Models
Every base AI generation model available in the Playground — from cinematic video to image generation.
Models are the underlying AI engines that power everything in Ad Studio. In the Playground, you interact with them directly — no guided format, just raw generation with full control over settings. Each model has different strengths, speed profiles, and output styles.
Nano Banana 2
Nano Banana 2
Advanced image generation with support for up to 16 reference images and 4K resolution output. Faster than NanoBanana Pro with very similar quality — a strong option when you need high-quality images without the longer wait time.
Provider: Google Gemini
Nano Banana Pro
Nano Banana Pro
The most advanced image generation model available on the platform. Takes 2 to 3 minutes per image but produces exceptional detail and accuracy. Supports up to 16 reference images and 4K resolution.
Google Search Grounding
A toggle available in NanoBanana Pro. Turn it on when you reference real-world products, brands, or objects — like a Bentley interior, the latest iPhone, or new AirPods. It searches Google Images to understand your reference and produce more accurate results.
Provider: Google Gemini
Sora 2 Pro
Sora 2 Pro
The most advanced, most popular, and most expensive video generation model on the platform. Produces the most natural, human-like movement — including the small imperfections that make a video look like it was shot on an iPhone.
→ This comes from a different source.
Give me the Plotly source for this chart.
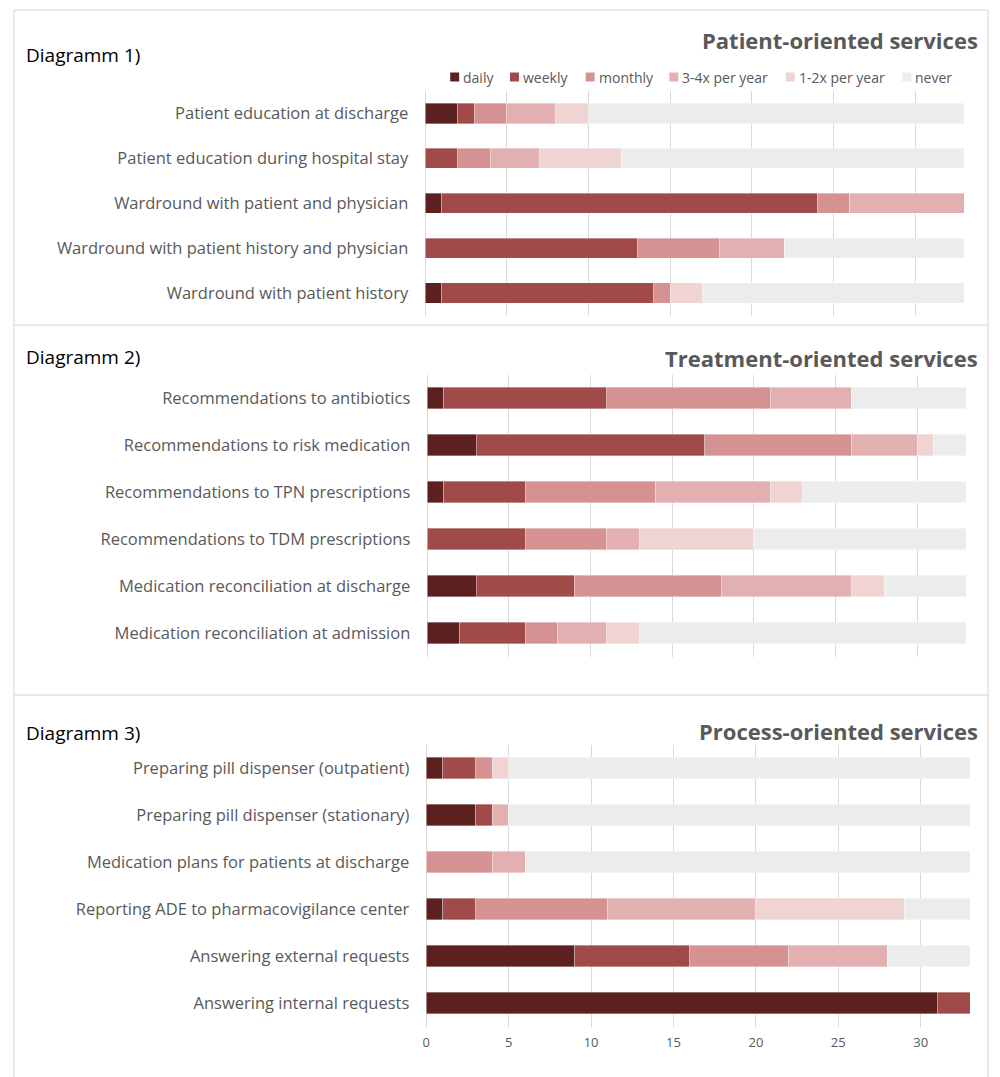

Best for realistic UGC, authentic social media ads, and any generation where natural lip sync and actor consistency matter.
- Duration: Up to 20 seconds at full HD
- Cost: Highest tier — up to 1,200 credits per video
Provider: OpenAI
Sora 2 Remix
Sora 2 Remix
Select a Sora 2 video and describe the visual edits you want to make. Think of it as a visual editor for Sora-generated content — change the setting, lighting, background, or look without regenerating from scratch.
Provider: OpenAI
Kling 2.6
Kling 2.6
Last year's leading video model. Reliable for B-rolls and low-movement videos. Not well-suited for realistic talking heads or authentic UGC — it tends to produce smoother, more polished movement that can look less natural than Sora.
Provider: Kling
Kling 3.0
Kling 3.0
The newest Kling model, released February 2026. Significantly better quality, sound, and lip sync compared to Kling 2.6. Much better at keeping text consistent across frames — for example, text printed on a T-shirt stays readable and stable. Still not the best option for natural, authentic UGC movement.
- Duration: Up to 15 seconds
Provider: Kling
VEO 3.1
VEO 3.1
Google's video generation model. Shorter maximum duration than most models but higher resolution output. Good for B-rolls, controlled product animations, and visuals where resolution quality is the priority. More expensive per second than comparable models.
- Duration: Up to 8 seconds at up to 4K resolution
Provider: Google Veo
VEO Reference
VEO Reference
VEO 3.1 with support for up to 3 reference images. Excellent for multi-character scenes where you want to reference specific people and describe interactions between them.
Provider: Google Veo
Seedance 1.5 Pro
Seedance 1.5 Pro
Strong for B-rolls and static-to-motion content. If you have an image of a person and want subtle, natural movement — a slight head turn, a live-photo feel, someone glancing up — Seedance handles this well. Similar quality tier to Kling for B-roll work. Not the best choice for authentic UGC or social media content.
Provider: Bytedance / Fal
Motion Control
Motion Control
Upload a video of yourself performing an action, then upload an image of a different person or setting. The AI maps the movement from your video onto the target image. Useful for specific movements that are difficult to describe in a prompt — meme-style content, creative transitions, or character animations.
Provider: Kling
Kling V3 OMNI
Kling V3 OMNI
Multi-shot scene generation — up to five shots per video, each with an independent duration and its own prompt. Best for cinematic ads, brand awareness sequences, and product showcases that require multiple connected shots (for example: someone reaching into a bag, pulling out a product, and using it).
Elements
A unique feature of Kling V3 OMNI. Create named elements by uploading 2 to 4 reference images with a description. Then reference them in your prompts using @elementname tags. This keeps characters, products, or objects visually consistent across every shot. You can use multiple elements per generation and combine them with multi-shot for complex sequences.
Provider: Kling
GPT Image
GPT Image
Standard image generation powered by OpenAI. Faster and cheaper than NanoBanana Pro. Best for quick visualizations, concept iterations, or any time you need an image fast without requiring maximum quality.
Provider: OpenAI